Which is kind of the problem? Toho has a MASSIVE catalog of Kaiju and we only see one, who barely shows up, in an animated film which doesn’t have to worry about showing him off compared to human cast. They do give us a new version of Godzilla that is larger than any other and even do a good show of him, but as again we were going to a world thousands of years in the future, and it’s all very underwhelming. You want to see flocks of Rodan, maybe packs of Anguirus. BUT they all died in the prequel novels that people wished had been animated instead.
For the most the cast is rather dull and as the first part in a trilogy, there is zero character development and it’s more about leaving a small teaser to future events – the second film is considered worse. It just seems odd that you have a good premise and great potential yet comes off as one of the duller Godzilla movies. You have mech fights against Godzilla yet doesn’t do enough with them, we would have loved Char leading a team of Zakus to fight the king of the monsters (not exactly what happens but should have been a good idea). You have the idea of bringing the monsters to a natural extreme or evolution of the Kaiju – make Godzilla so massive he’s a living mountain. But it fails to fully utilize the idea (worse happens to mecha Godzilla in the sequel, but they did good with Ghidorah)

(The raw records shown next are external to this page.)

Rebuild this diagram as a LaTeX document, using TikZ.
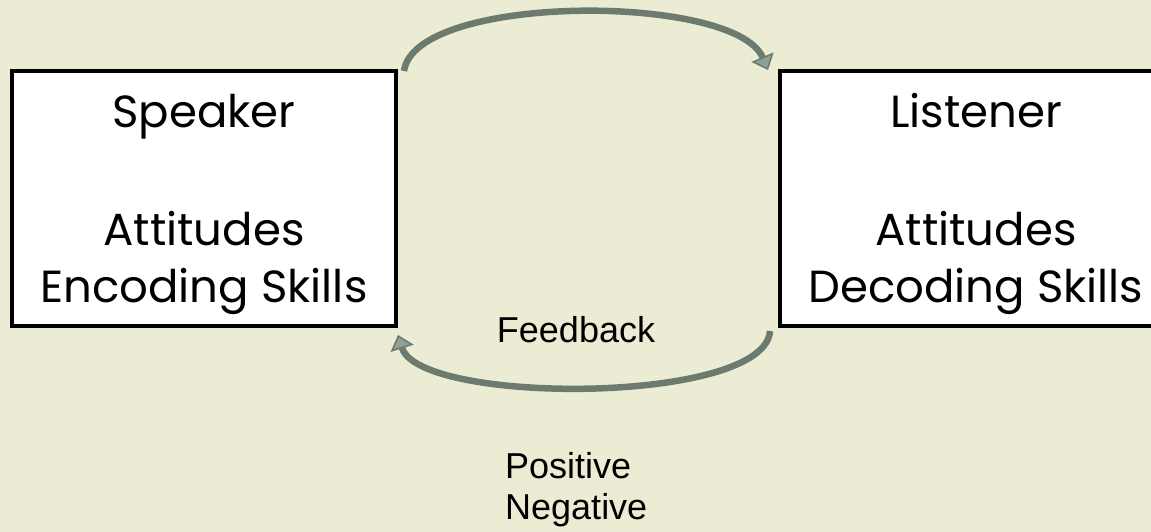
\documentclass[tikz,border=0pt]{standalone}
\usepackage{fontspec}
\setmainfont{Liberation Sans}
\newfontfamily\boxfont{Poppins}
\usetikzlibrary{arrows.meta}
\definecolor{bg}{RGB}{236,236,212}
\definecolor{arrowdark}{RGB}{108,122,112}
\definecolor{arrowlight}{RGB}{143,160,150}
\begin{document}
\begin{tikzpicture}[x=1pt,y=-1pt,
  personbox/.style={draw=black, line width=4pt, fill=white, rectangle, inner sep=0pt},
  boxtext/.style={font=\boxfont\fontsize{45}{57}\selectfont, anchor=base, inner sep=0pt},
  loopline/.style={draw=arrowdark, line width=6.5pt, -{Triangle[width=24pt,length=14pt,fill=arrowlight,line width=1.5pt]}},
  plainlabel/.style={font=\fontsize{36}{41}\selectfont, inner sep=0pt}]
\fill[bg] (0,0) rectangle (1151,532);
\useasboundingbox (0,0) rectangle (1151,532);
\clip (0,0) rectangle (1151,532);

\node[personbox, minimum width=384pt, minimum height=255pt] (speaker) at (204,198.5) {};
\node[personbox, minimum width=392pt, minimum height=255pt] (listener) at (976,198.5) {};

\node[boxtext] (sp1) at (204,128) {Speaker};
\node[boxtext] (sp2) at (204,245) {Attitudes};
\node[boxtext] (sp3) at (204,302) {Encoding Skills};

\node[boxtext] (li1) at (976,128) {Listener};
\node[boxtext] (li2) at (976,245) {Attitudes};
\node[boxtext] (li3) at (976,302) {Decoding Skills};

\coordinate (topstart) at ([xshift=6pt,yshift=-2pt]speaker.north east);
\coordinate (topend) at ([xshift=-10pt,yshift=-1pt]listener.north west);
\draw[loopline] (topstart) .. controls (415,-7) and (735,-7) .. (topend);

\coordinate (botstart) at ([xshift=-8pt,yshift=-3pt]listener.south west);
\coordinate (botend) at ([xshift=0pt,yshift=-7pt]speaker.south east);
\draw[loopline] (botstart) .. controls (765,405) and (420,405) .. (botend);

\node[plainlabel, anchor=base] (feedback) at (576,342) {Feedback};
\node[plainlabel, anchor=north west, align=left] (valence) at (505,452) {Positive\\Negative};
\end{tikzpicture}
\end{document}
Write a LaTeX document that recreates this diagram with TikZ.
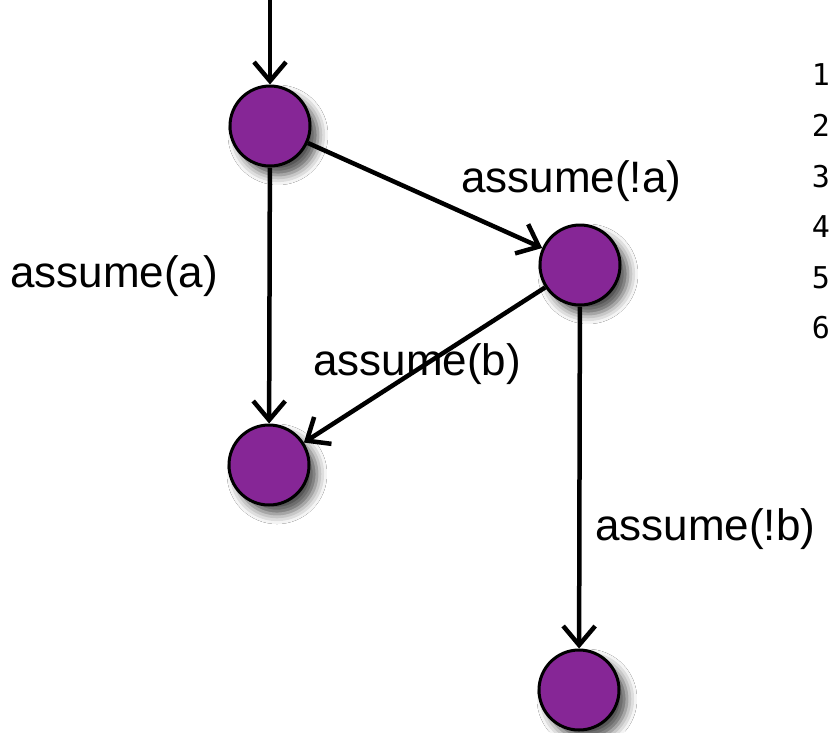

The animation however isn’t that bad, Godzilla is well realized especially when you see how big he is, he feels like a living mountain and unstoppable, just a shame that’s only in the last 10 minutes until then (spoilers) you instead have angry boy yelling at a smaller copy of Godzilla or running away from bird like things that should have been Rodan rather than something new (there is prequel material that actually successfully uses even Zilla as a genuine threat). But as mentioned, animation isn’t bad I felt just a shame it wasn’t utilized to forgo what was normally limited in such films.
The film is out on Netflix with the other 2 parts of the trilogy but unless you’re a Godzilla fan I can’t really recommend them, unless you want to burn some time the ability to have mechs fighting an even larger Godzilla should have been better.